Messages such as those about craftsmanship, food miles, sustainability, wholesomeness, tradition and locality are largely lost on this demographic. Cajoling the “working man” into a reverence for heritage and tradition is to force him to look to the past, but the past is a bleak place.
Pickthall is both saddened by the unpopularity of cask ale and CAMRA's "Marxist" sales pitch to popularize it--presumably, if CAMRA positioned real ale in some other way, it would appeal more to the actual working class. I have no opinion on that point, but he hints at something that American craft breweries should recognize. If craft beer gets positioned as a luxury or connoiseur's product, it will hit a wall of market penetration and remain a niche.

So far, I don't think that's happened here in Oregon. Or rather, after it started to happen in the 80s and 90s, breweries retooled and brought street cred back to good beer. I think they partly did that through strength and aggressiveness--it's hard to describe an 80 IBU, 8% double IPA as "poncey." It also helps that we have so many breweries, too--most Portlanders have seen brewers toiling away and see it for what it is, hard, rugged work. And it further helps that the many of the good pubs around town are downscale. There just aren't that many pretentious places to sully the good beverage.

Fascinating post, and I encourage you to read the whole thing.


  1. Cask has actually always been cheaper than keg beer in the UK.

  2. It's pretty uncommon that anything truly good is also popular. Why should beer be any different? Does this bother anyone? Is there anything wrong with being a niche market?

    I'm reminded of a prose poem by Charles Baudelaire:

    VII: “The Dog and the Scent-bottle.”

    Come here, my dear, good, beautiful doggie, and smell this excellent perfume which comes from the best perfumer of Paris.

    And the dog, wagging his tail, which, I believe, is that poor creature’s way of laughing and smiling, came up and put his curious nose on the uncorked bottle. The, suddenly, he backed away in terror, barking at me reproachfully.

    “Ah miserable dog, if I had offered you a package of excrement you would have sniffed at it with delight and perhaps gobbled it up. In this you resemble the public, which should never be offered delicate perfumes that infuriate them, but only carefully selected garbage.”


    Translated here by Edward Kaplan.

  3. Woo Hoo! I like that Jeremy!

  4. I hope Jeremy isn't comparing IPA with shite!

  5. I've definitely turned my nose up at many a bar/pub or market, and decided to drink water instead!

    And when you talk about the truly good not being popular, music and cheese also come to mind!!

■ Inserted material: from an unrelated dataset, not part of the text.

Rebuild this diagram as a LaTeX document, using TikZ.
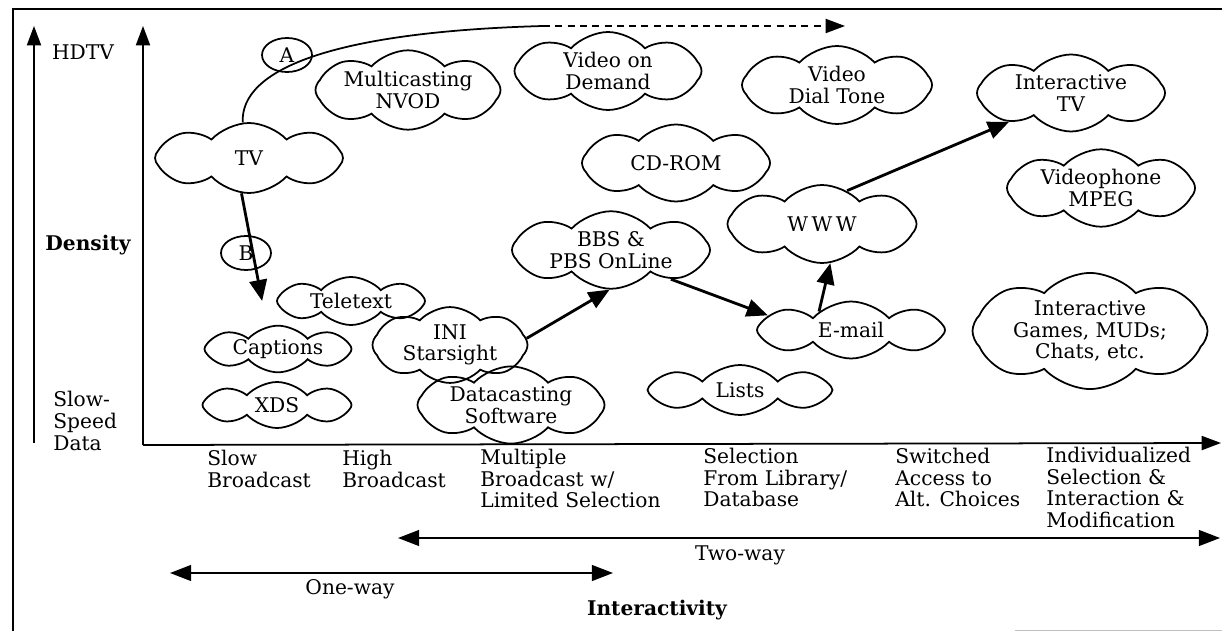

  6. I have some interesting thoughts... of course... ;-}

    In general, I think our American working class is not too much different from the Brits Working Class, when it comes to drinking beer. Most working class here in America drink the Mega-Lagers. Commercial mass produced beer... They take what they can get and/or can pay for, just like the working class Brits.

    At one time in England and America, Home brewing was a way of saving money and producing basic beers... Beers that the working class of both countries can identify. Home brewing in America then went to a different level... WE wanted to brew more flavorful beers like other countries and poof! The American Brewing revolution began.. basically.

    Now, the question is... Are craft beers still a Working Class beverage in America? IMHO,I would say NO.

    Oregon is a little different, we have the luxury of location and pride in the home grow craft. (Some would say that's an antiquated concept) The craft of beer. Kind of like the Czech working class, that are allowed beer breaks during work (maybe we should start that here in Oregon!).... They're drinking quality Czech Pils and are working class men and women. Do they know they're drinking quality craft beer? Ah, maybe, maybe not! They're drinking what they consider to be the community norm, just like a working class guy here would drink his Bud and be proud to drink his (Belgian owned) American standard.

    I'm not saying we as Oregonians don't appreciate our beer... Because we all do! ;-} But, do we realize how lucky we are? Maybe.

    I think it may all be about LOCATION that constitutes whether beer is working class or elite.

    While more Americans are getting "Turned On" to craft beers, we still have a huge working class that embraces their Meg-lager.

    In other states in our union, the same attitude probably exsists as in England. Asking for a certain beer is considered aloof and "Poncey."

    Based on that thought, a "80 IBU, 8% double IPA" would be considered extremely "poncey."

    Jeff states, "There just aren't that many pretentious places to sully the good beverage." I guess we're not counting the incredibly pretentious Bridgeport? ;-}

    Jeff is correct! But, in other states, many breweries are far more ostentatious in decor and design, and they do cater to a more well heeled clientele. The Brouwers cafe in Seattle is quite posh looking in design and decor. While living in CA, I could name more upscale breweries and brew pubs, rather than the down home and funky. Beer has been brought to a different (higher) social level for the most part.

    We should be glad we can still enjoy quality beer at a decent price in down home setting with everyday people. This is one reason I rebel against Bridgeport's Elitist looking new brewery, where well heeled people come in and order WINE with their noses in the air! Lets' keep it personal, down to earth and bourgeois... It's a nice place to be... and may not last forever. ;-}

  7. Jeff said:

    "I hope Jeremy isn't comparing IPA with shite!"

    My heavens no. Other way around. Craft beer is the expensive perfume; mega beer is the bag of excrement.

    I realize how lucky I am. I moved to Portland for the beer. So in a way it's not luck... :-)

  8. Jeremy, I was definitely kidding. And it should be noted, for posterity, that you are the first commenter ever to quote Baudelaire.

    I have however composed odes to certain beers on this site.

  9. I realise you're a long way from the UK and lack of familiarity is excusable but I'd just like to correct one point.

    You say "the working class don't want anything to do with expensive cask ale."

    The counter-intuitive truth is that in the pub trade cask ale is generally priced lower than mass produced alternatives. Even with a lower price many working-class Brits are not attracted to it.

    Eminent brewing historian Martyn Cornell commented on my piece "It's the failure to make cask ale MORE exclusive, MORE expensive, that has probably been Camra's biggest mistake." The whole of the Brit micro sector and sympathetic pubs would confirm the slim margins they have to work with.